## Lines of data
>>>

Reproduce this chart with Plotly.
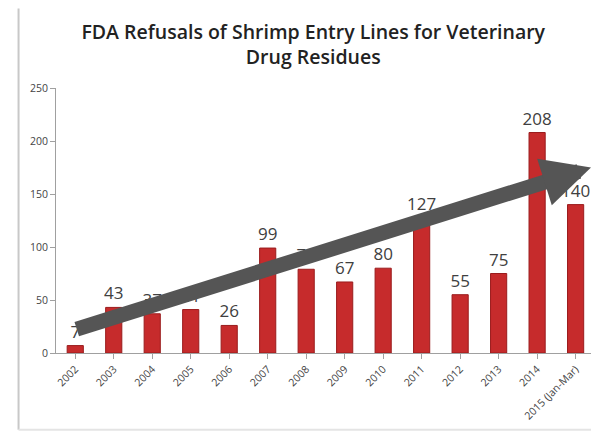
import plotly.graph_objects as go

years = ["2002", "2003", "2004", "2005", "2006", "2007", "2008", "2009",
         "2010", "2011", "2012", "2013", "2014", "2015 (Jan-Mar)"]
refusals = [7, 43, 37, 41, 26, 99, 79, 67, 80, 127, 55, 75, 208, 140]
y_ticks = [0, 50, 100, 150, 200, 250]

# trend arrow end points (category index, value)
arrow_tail = (0.0, 22)
arrow_head = (13.4, 175)

fig = go.Figure()
fig.add_trace(go.Bar(
    x=list(range(len(years))), y=refusals,
    width=0.42,
    marker=dict(color="#C62B2C", line=dict(color="#9A1C1D", width=1)),
    text=[str(v) for v in refusals], textposition="outside",
    textfont=dict(family="Open Sans, Liberation Sans, sans-serif", size=17, color="#404040"),
    constraintext="none",
    cliponaxis=False,
))

fig.add_annotation(
    x=arrow_head[0], y=arrow_head[1], ax=arrow_tail[0], ay=arrow_tail[1],
    xref="x", yref="y", axref="x", ayref="y",
    text="", showarrow=True, arrowhead=2, arrowsize=0.65, arrowwidth=15,
    arrowcolor="#555555", standoff=0,
)

fig.update_layout(
    width=591, height=433,
    margin=dict(l=56, r=0, t=88, b=80),
    paper_bgcolor="white", plot_bgcolor="white",
    showlegend=False,
    title=dict(
        text="FDA Refusals of Shrimp Entry Lines for Veterinary<br>Drug Residues",
        x=0.53, xanchor="center", y=0.91, yanchor="top",
        font=dict(family="Open Sans, Liberation Sans, sans-serif", size=19.5, color="#222222", weight=600),
    ),
    xaxis=dict(
        range=[-0.5, 13.4], tickmode="array", tickvals=list(range(len(years))), ticktext=years,
        tickangle=-45, tickfont=dict(family="Open Sans, sans-serif", size=10.5, color="#444444"),
        showline=True, linecolor="#A0A0A0", linewidth=1, showgrid=False,
        ticks="outside", ticklen=5, tickcolor="#A0A0A0", tickson="boundaries",
    ),
    yaxis=dict(
        range=[0, 250], tickmode="array", tickvals=y_ticks,
        tickfont=dict(family="Open Sans, sans-serif", size=10.5, color="#444444"),
        showline=True, linecolor="#A0A0A0", linewidth=1, showgrid=False,
        ticks="outside", ticklen=5, tickcolor="#A0A0A0", zeroline=False,
    ),
    shapes=[
        dict(type="line", xref="paper", yref="paper", x0=-0.07, x1=-0.07, y0=-0.29, y1=1.3,
             line=dict(color="#C8C8C8", width=2)),
        dict(type="line", xref="paper", yref="paper", x0=-0.07, x1=1.0, y0=-0.29, y1=-0.29,
             line=dict(color="#E4E4E4", width=2)),
    ],
)

fig.write_html("out.html")
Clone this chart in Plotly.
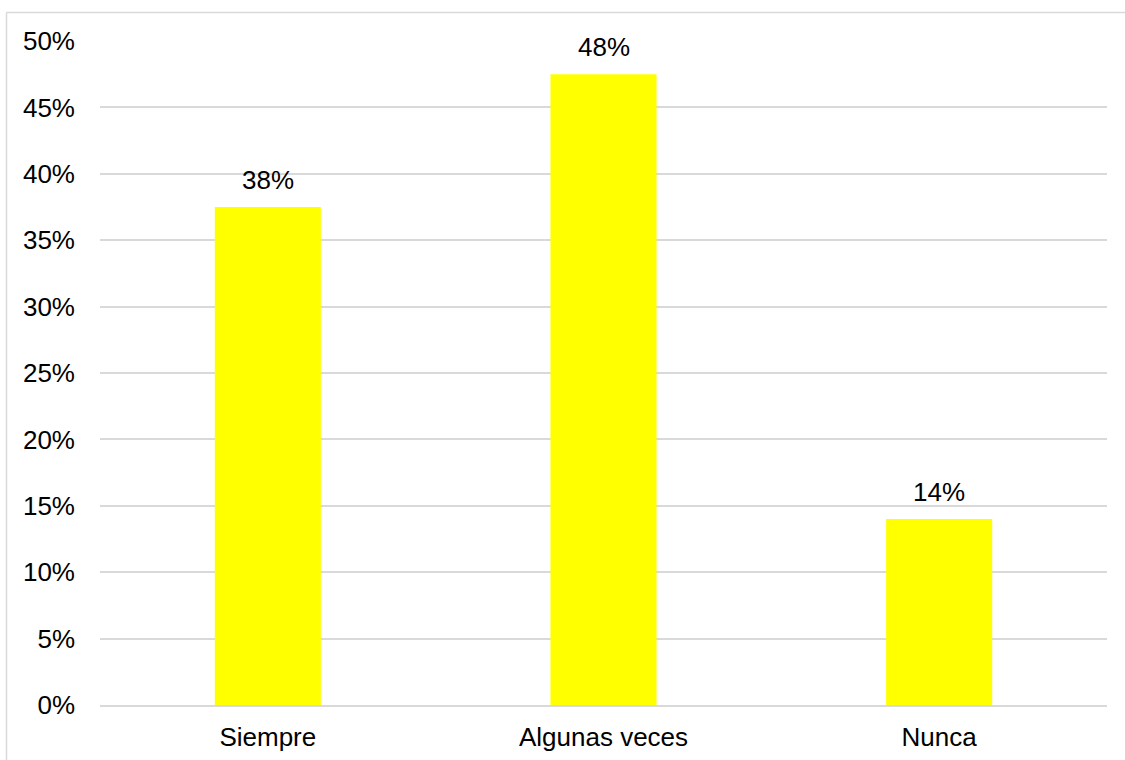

<<<

## WHAT THE TASK REQUIRES
Above are the records; repeat their lines from the first through the line containing "arrow_head = (13.4, 175)", and leave out each picture.

## ANSWER BELOW
Reproduce this chart with Plotly.
import plotly.graph_objects as go

years = ["2002", "2003", "2004", "2005", "2006", "2007", "2008", "2009",
         "2010", "2011", "2012", "2013", "2014", "2015 (Jan-Mar)"]
refusals = [7, 43, 37, 41, 26, 99, 79, 67, 80, 127, 55, 75, 208, 140]
y_ticks = [0, 50, 100, 150, 200, 250]

# trend arrow end points (category index, value)
arrow_tail = (0.0, 22)
arrow_head = (13.4, 175)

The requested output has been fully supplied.